In a significant announcement on Tuesday, British Prime Minister Theresa May said that heterosexual couples in England and Wales will also be given right to enter into civil partnerships rather than marriage.
The announcement means that unmarried couples and their families will now have greater security as the move will also address the ‘imbalance’ that allows same-sex couples to enter a civil partnership or get married – a choice denied to heterosexual couples, said a BBC report.
The British government’s announcement has after the current system was found in June to be in breach of European law.

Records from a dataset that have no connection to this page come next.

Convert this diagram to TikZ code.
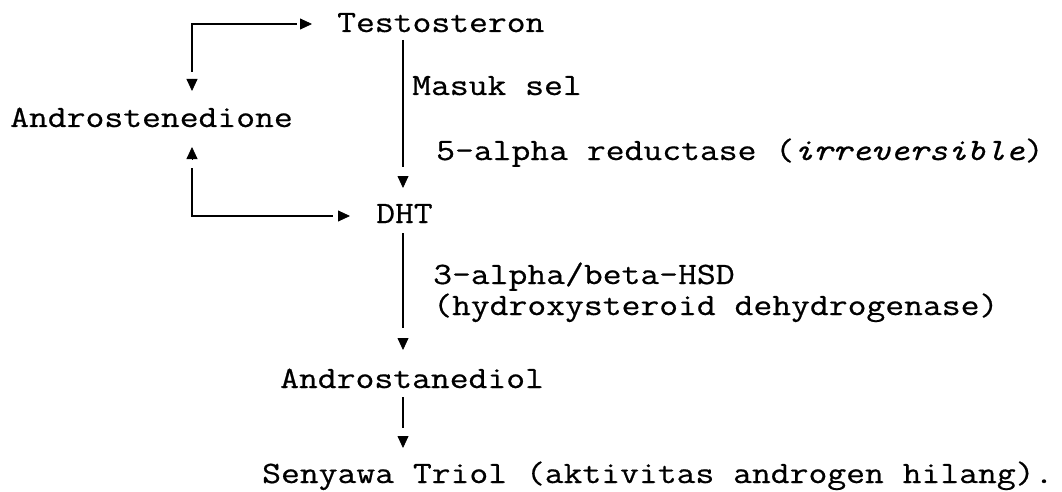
\documentclass[tikz,border=0pt]{standalone}
\usepackage{fontspec}
\setmonofont[FakeStretch=1.18,FakeBold=0.6]{Latin Modern Mono}
\usetikzlibrary{arrows.meta}
\begin{document}
\begin{tikzpicture}[x=1pt,y=-1pt,
  lbl/.style={anchor=base west,inner sep=0pt,font=\fontsize{31}{33}\selectfont\ttfamily},
  ln/.style={line width=1.6pt},
  hd/.style={line width=0.8pt,-{Triangle[length=12pt,width=11pt]}}]
\useasboundingbox (0,0) rectangle (1062,492);
% texts
\node[lbl] (testo) at (337,32) {Testosteron};
\node[lbl] (andro) at (10,127) {Androstenedione};
\node[lbl] (masuk) at (412,95) {Masuk sel};
\node[lbl] (alpha) at (436,160) {5-alpha reductase (\textit{irreversible})};
\node[lbl] (dht) at (376,223) {DHT};
\node[lbl] (hsda) at (433,284) {3-alpha/beta-HSD};
\node[lbl] (hsdb) at (433,315) {(hydroxysteroid dehydrogenase)};
\node[lbl] (diol) at (280,388) {Androstanediol};
\node[lbl] (triol) at (262,483) {Senyawa Triol (aktivitas androgen hilang).};
% loop Androstenedione <-> Testosteron
\coordinate (lt1) at (192,72);
\coordinate (ltc) at (192,24);
\coordinate (lt2) at (297,24);
\draw[ln] (lt1) -- (ltc) -- (lt2);
\draw[hd] (300,24) -- (312,24);
\draw[hd] (192,79) -- (192,91);
% loop Androstenedione <-> DHT
\coordinate (lb1) at (192,168);
\coordinate (lbc) at (192,216);
\coordinate (lb2) at (333,216);
\draw[ln] (lb1) -- (lbc) -- (lb2);
\draw[hd] (338,216) -- (350,216);
\draw[hd] (192,159) -- (192,147);
% Testosteron -> DHT
\coordinate (m1) at (403,40);
\coordinate (m2) at (403,167);
\draw[ln] (m1) -- (m2);
\draw[hd] (403,176) -- (403,188);
% DHT -> Androstanediol
\coordinate (n1) at (403,233);
\coordinate (n2) at (403,328);
\draw[ln] (n1) -- (n2);
\draw[hd] (403,338) -- (403,350);
% Androstanediol -> Triol
\coordinate (o1) at (403,397);
\coordinate (o2) at (403,428);
\draw[ln] (o1) -- (o2);
\draw[hd] (403,436) -- (403,448);
\end{tikzpicture}
\end{document}
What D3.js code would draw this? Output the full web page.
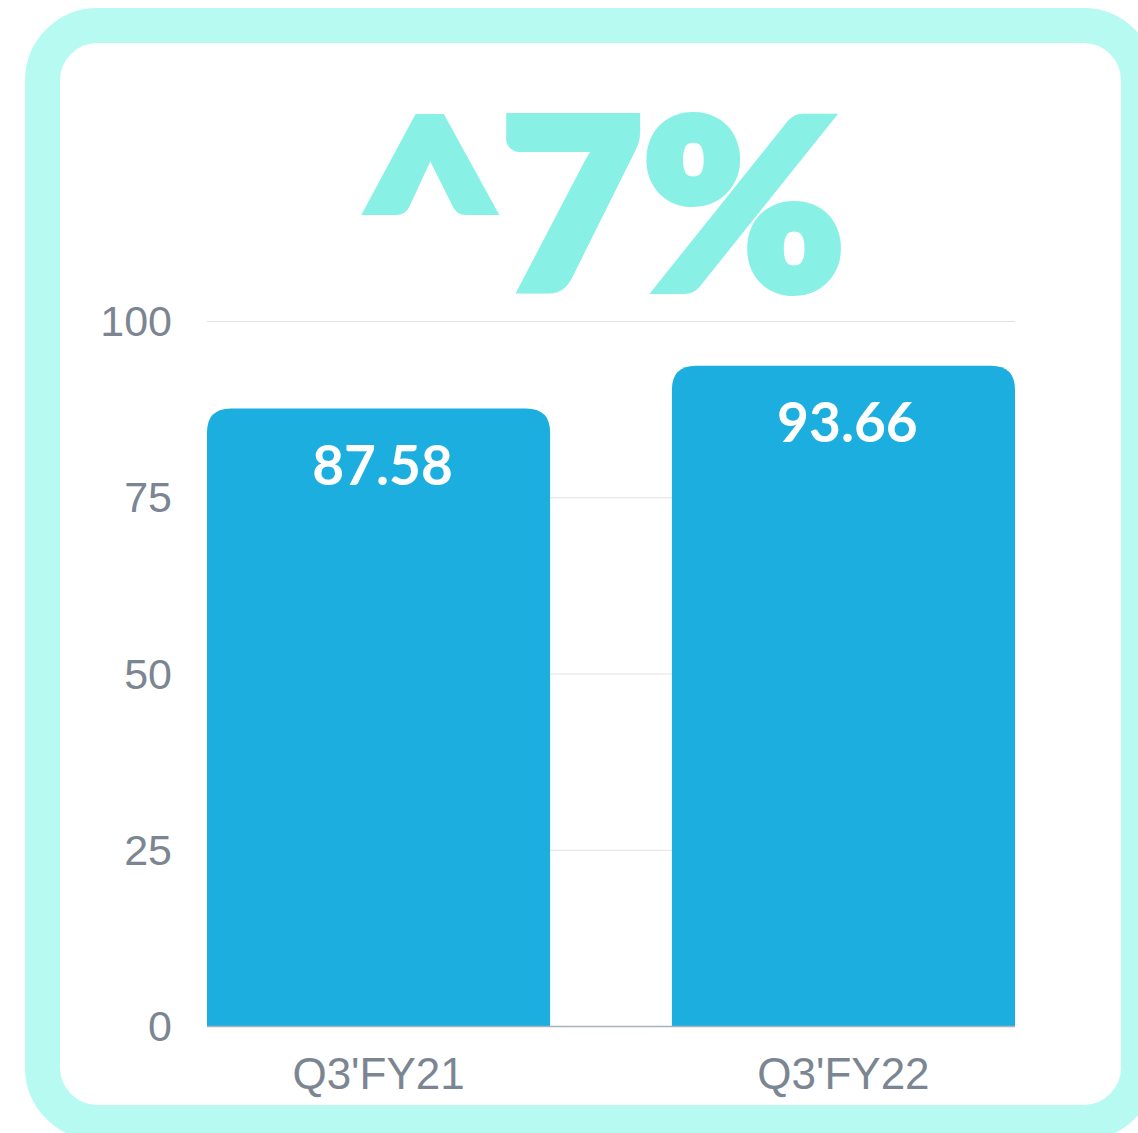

The British Supreme Court unanimously ruled in favour of 37-year-old Rebecca Steinfeld and 41-year-old Charles Keidan from London, who launched their own legal bid to be allowed to have a civil partnership. The couple, who have two young daughters, were prevented from having the union because the Civil Partnership Act 2004 said only same-sex couples were eligible.
“This change in the law helps protect the interests of opposite-sex couples who want to commit, want to formalise their relationship but don’t necessarily want to get married. As home secretary, I was proud to sponsor the legislation that created equal marriage.
“Now, by extending civil partnerships, we are making sure that all couples, be they same-sex or opposite-sex, are given the same choices in life,” May was quoted by London’s Sky News.
There are over 3.3 million unmarried couple families in the UK living together with shared financial responsibilities and nearly half of them with children. These households do not have the same legal protections as those who have a civil partnership or marriage.
The chair of the Equal Civil Partnerships campaign, Martin Loat, was quoted by Guardian website, “It’s great news but let’s get on with it. What’s missing in the announcement is a timeline.”